Hoje, com cerca de 1.000 habitantes, Cem Soldos tem um verdadeiro espírito comunitário e mantém as suas tradições vivas e actuais, registando grande envolvimento nas actividades locais, como é o caso da animada Festa da Juventude em Agosto, a peculiar Festa da Aleluia na Páscoa e a poderosa fogueira de Natal. Em 1192, no reinado de D. Sancho I, já existia registo do lugar de Cem Soldos.
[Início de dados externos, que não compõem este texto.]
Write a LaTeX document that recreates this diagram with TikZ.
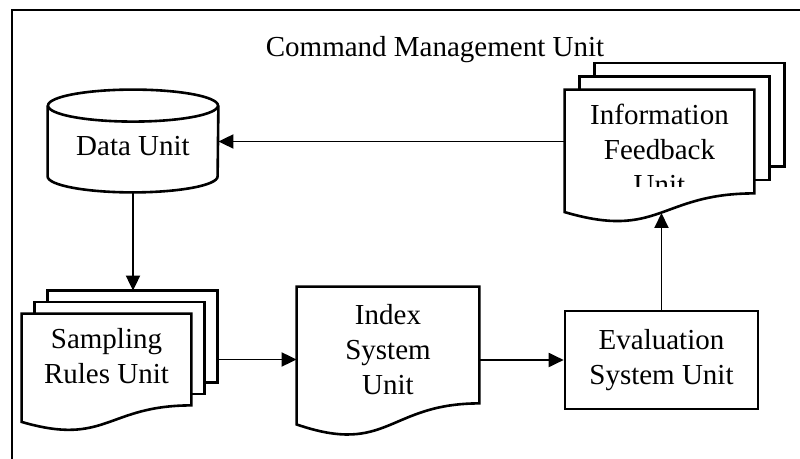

Conta-se, numa versão da história, que o nome de Cem Soldos deriva de ter havido nesta povoação um destacamento militar de cerca de cem homens, aos quais, periodicamente, eram enviados “100 soldos” para o pagamento dos seus serviços.
 

O Sport Club Operário de Cem Soldos (SCOCS) é a associação cultural local que, desde 1981, tem por missão promover o bem-estar social, cultural, desportivo e recreativo da população, privilegiando o desenvolvimento mútuo da Associação e da Comunidade nestas vertentes. O SCOCS tem assegurado a criação de uma dinâmica social excepcional, sendo responsável pelo envolvimento comunitário, formação e empreendedorismo de muitos jovens de Cem Soldos, cujo resultado mais mediático é o festival que se tornou nacional: o BONS SONS.
O ambiente é miscenizado entre os habitantes autóctones mais antigos e mais recentes (já é muito difícil encontrar verdadeiros rurais nas nossas aldeias), as tribos artísticas, muitos jovens adultos maioritariamente com pronuncias do centro e do norte, os estrangeiros jovens e menos jovens que vêm pela música, pelos artistas de renome e/ou pelo projecto da Aldeia. O objectivo final deste festival é o de retribuir à aldeia o esforço e o envolvimento, com aplicação das verbas em iniciativas sociais e culturais que beneficiam a sua comunidade.
A par do papel de formação de públicos, o BONS SONS tem como principal meta o desenvolvimento local, através da fixação dos mais jovens e da potenciação da economia local. Assim, faz parte de um plano maior que tem como base a valorização e a capacitação da população local, a criação de postos de trabalho e a promoção do espírito comunitário.